Given task:
Retype, with no alterations, every line between the one containing "Write the React, TypeScript" and the one containing "Chart.register(...registerables);", counting both of those lines too. Pictures are to be left out.

Rows from a dataset of charts and code:
####################
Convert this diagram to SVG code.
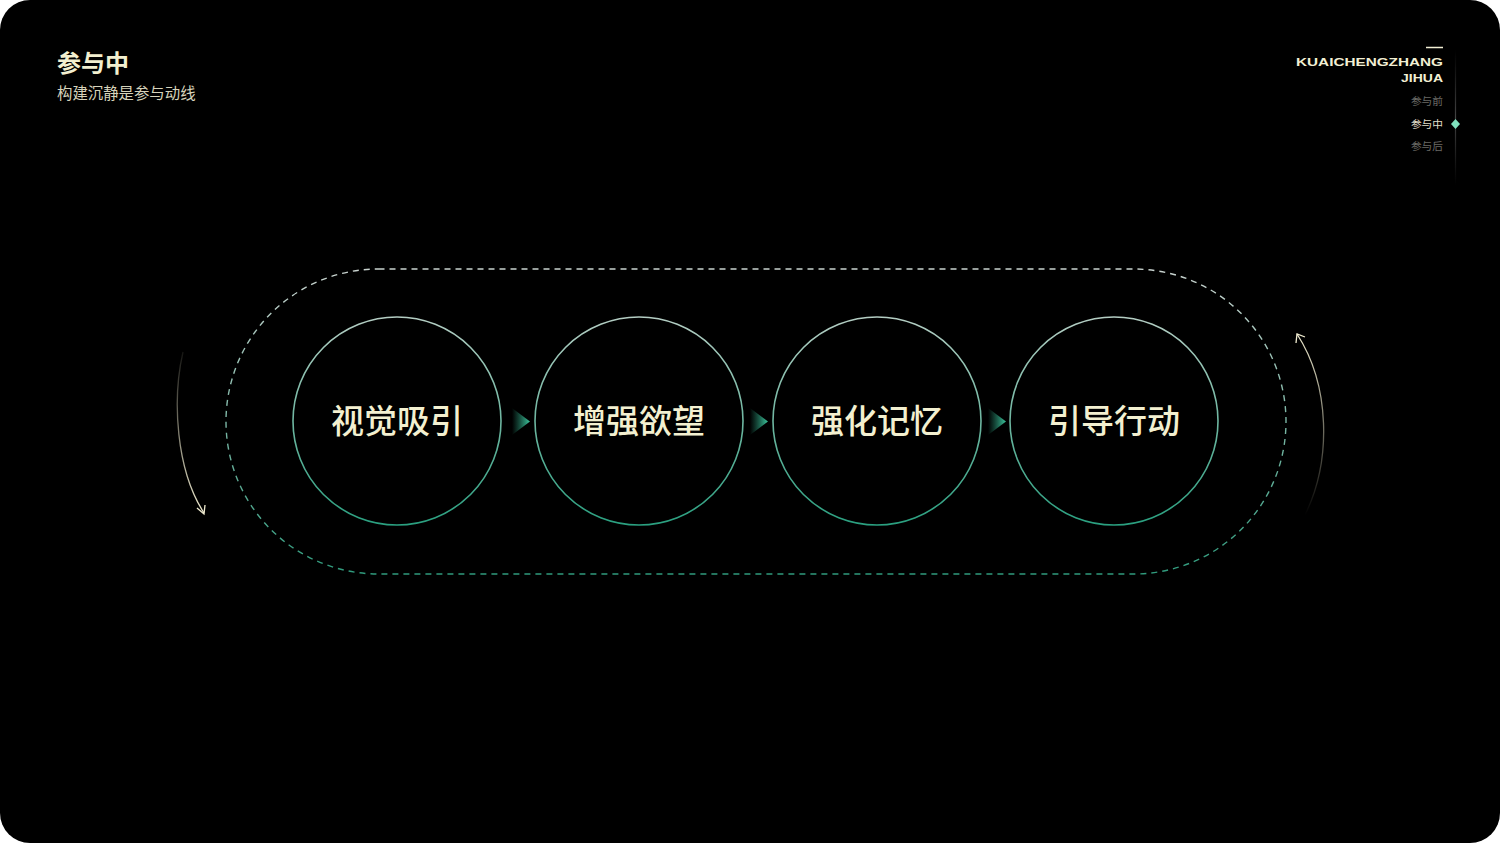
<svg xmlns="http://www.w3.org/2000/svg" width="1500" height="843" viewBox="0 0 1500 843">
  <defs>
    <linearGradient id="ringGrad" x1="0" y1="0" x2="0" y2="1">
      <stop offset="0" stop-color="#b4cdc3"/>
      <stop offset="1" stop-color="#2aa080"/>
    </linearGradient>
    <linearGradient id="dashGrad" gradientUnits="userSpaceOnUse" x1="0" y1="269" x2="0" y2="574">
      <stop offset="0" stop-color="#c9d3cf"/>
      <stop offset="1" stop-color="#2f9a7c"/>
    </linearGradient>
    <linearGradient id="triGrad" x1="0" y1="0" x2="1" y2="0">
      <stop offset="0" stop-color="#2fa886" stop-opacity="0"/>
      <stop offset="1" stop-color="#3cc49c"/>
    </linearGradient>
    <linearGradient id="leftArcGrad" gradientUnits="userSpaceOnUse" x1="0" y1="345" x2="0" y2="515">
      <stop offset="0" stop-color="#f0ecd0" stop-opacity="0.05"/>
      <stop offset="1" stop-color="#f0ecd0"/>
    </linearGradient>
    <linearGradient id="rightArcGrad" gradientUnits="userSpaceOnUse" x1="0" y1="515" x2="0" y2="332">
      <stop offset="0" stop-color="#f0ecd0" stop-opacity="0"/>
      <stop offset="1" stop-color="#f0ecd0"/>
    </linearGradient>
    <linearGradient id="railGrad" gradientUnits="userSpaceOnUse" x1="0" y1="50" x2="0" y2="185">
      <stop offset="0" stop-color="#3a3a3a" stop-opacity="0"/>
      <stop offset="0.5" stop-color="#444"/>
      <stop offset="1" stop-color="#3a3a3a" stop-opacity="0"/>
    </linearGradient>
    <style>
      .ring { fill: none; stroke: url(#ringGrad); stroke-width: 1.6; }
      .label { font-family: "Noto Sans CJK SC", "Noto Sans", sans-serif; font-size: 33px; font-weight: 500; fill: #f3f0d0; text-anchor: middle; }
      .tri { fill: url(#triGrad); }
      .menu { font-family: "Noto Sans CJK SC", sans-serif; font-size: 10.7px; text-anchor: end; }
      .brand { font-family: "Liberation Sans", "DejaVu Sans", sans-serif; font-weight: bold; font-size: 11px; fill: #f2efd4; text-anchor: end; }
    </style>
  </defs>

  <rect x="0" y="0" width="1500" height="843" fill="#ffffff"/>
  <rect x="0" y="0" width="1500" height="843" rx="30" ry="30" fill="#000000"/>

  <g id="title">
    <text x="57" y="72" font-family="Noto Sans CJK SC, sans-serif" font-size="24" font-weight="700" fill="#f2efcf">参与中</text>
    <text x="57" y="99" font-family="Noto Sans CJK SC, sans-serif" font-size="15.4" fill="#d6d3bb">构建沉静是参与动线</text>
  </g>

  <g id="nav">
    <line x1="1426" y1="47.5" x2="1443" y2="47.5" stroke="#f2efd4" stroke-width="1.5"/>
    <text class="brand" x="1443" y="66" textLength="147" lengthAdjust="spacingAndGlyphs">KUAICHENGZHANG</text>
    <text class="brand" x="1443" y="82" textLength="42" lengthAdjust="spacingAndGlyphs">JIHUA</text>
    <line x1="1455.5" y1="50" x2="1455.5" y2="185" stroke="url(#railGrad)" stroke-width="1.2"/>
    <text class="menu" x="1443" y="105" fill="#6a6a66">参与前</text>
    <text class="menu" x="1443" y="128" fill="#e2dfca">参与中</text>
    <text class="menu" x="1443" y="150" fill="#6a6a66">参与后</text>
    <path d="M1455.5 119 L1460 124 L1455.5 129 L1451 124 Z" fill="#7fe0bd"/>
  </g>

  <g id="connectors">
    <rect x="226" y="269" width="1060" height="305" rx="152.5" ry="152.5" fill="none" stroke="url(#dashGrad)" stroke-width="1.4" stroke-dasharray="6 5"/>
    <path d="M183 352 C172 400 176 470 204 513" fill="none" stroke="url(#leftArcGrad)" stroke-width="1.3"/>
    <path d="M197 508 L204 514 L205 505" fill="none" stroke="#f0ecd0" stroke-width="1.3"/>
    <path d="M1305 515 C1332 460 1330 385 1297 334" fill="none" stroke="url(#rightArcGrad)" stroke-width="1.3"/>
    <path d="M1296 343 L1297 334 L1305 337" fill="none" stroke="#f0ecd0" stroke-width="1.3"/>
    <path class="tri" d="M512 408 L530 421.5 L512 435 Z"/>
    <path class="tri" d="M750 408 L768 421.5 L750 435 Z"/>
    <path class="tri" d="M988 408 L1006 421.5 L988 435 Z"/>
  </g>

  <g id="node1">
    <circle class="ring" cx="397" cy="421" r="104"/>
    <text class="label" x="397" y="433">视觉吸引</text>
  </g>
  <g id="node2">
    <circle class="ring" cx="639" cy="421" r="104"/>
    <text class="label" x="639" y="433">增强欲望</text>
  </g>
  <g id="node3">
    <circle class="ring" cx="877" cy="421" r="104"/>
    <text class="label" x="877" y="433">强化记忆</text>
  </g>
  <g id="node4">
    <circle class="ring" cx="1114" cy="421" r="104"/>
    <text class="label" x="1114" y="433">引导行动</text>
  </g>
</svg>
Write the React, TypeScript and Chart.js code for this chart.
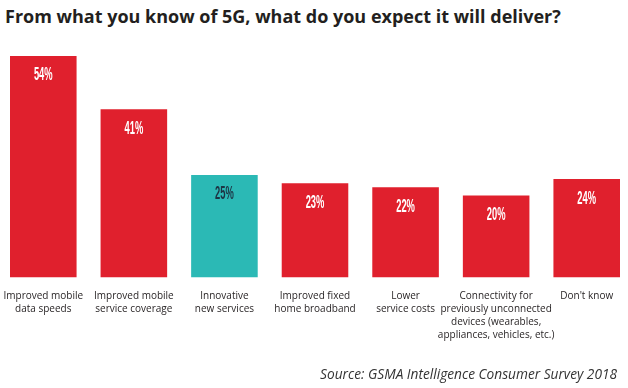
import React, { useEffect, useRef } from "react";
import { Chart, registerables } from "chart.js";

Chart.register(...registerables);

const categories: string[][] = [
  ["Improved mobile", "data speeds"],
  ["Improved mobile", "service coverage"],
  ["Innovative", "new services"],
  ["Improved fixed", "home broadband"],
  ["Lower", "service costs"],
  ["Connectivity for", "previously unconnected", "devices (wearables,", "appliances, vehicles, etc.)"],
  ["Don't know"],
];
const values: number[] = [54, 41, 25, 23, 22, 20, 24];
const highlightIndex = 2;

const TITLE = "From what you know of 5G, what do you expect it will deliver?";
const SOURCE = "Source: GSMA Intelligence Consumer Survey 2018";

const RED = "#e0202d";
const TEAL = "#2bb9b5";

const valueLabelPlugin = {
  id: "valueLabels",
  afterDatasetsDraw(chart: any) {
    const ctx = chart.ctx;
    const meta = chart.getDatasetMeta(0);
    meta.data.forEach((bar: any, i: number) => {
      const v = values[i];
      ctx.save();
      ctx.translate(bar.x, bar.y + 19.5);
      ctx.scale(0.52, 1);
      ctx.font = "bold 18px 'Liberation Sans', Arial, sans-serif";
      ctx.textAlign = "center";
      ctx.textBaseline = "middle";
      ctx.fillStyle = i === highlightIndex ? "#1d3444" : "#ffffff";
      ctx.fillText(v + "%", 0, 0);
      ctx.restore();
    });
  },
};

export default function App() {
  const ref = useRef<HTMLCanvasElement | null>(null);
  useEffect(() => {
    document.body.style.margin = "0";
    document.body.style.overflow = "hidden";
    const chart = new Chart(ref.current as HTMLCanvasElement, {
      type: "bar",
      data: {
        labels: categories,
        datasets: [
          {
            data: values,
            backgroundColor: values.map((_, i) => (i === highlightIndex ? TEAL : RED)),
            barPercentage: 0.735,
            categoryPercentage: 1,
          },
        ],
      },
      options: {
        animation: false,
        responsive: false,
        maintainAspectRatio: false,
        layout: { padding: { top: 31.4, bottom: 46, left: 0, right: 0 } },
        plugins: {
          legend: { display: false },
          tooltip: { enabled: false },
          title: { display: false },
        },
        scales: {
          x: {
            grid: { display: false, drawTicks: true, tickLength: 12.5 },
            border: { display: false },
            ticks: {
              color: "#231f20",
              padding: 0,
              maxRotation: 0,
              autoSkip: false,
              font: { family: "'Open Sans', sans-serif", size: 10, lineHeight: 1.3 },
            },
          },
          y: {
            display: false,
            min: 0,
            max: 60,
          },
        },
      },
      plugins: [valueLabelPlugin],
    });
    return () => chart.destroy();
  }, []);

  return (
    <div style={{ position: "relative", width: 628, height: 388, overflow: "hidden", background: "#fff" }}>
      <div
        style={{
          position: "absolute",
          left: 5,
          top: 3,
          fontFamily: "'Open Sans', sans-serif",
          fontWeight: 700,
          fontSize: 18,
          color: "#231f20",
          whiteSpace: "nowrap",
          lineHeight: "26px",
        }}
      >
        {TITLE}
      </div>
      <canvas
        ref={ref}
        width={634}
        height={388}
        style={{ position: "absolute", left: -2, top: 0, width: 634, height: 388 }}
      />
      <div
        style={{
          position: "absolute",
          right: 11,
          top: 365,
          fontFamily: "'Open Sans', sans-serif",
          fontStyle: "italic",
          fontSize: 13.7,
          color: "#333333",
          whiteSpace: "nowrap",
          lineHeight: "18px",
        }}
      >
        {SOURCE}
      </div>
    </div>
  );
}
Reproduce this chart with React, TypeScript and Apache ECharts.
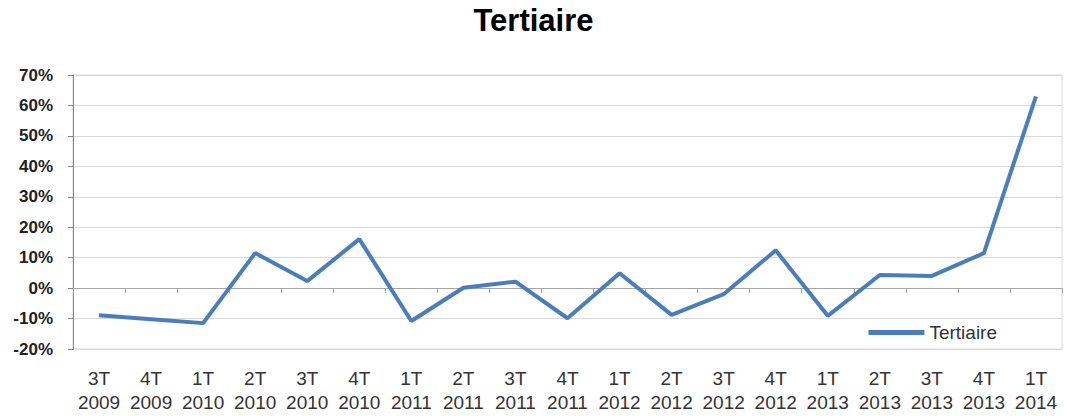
####################
Written response:
Write the React, TypeScript and Chart.js code for this chart.
import React, { useEffect, useRef } from "react";
import { Chart, registerables } from "chart.js";

Chart.register(...registerables);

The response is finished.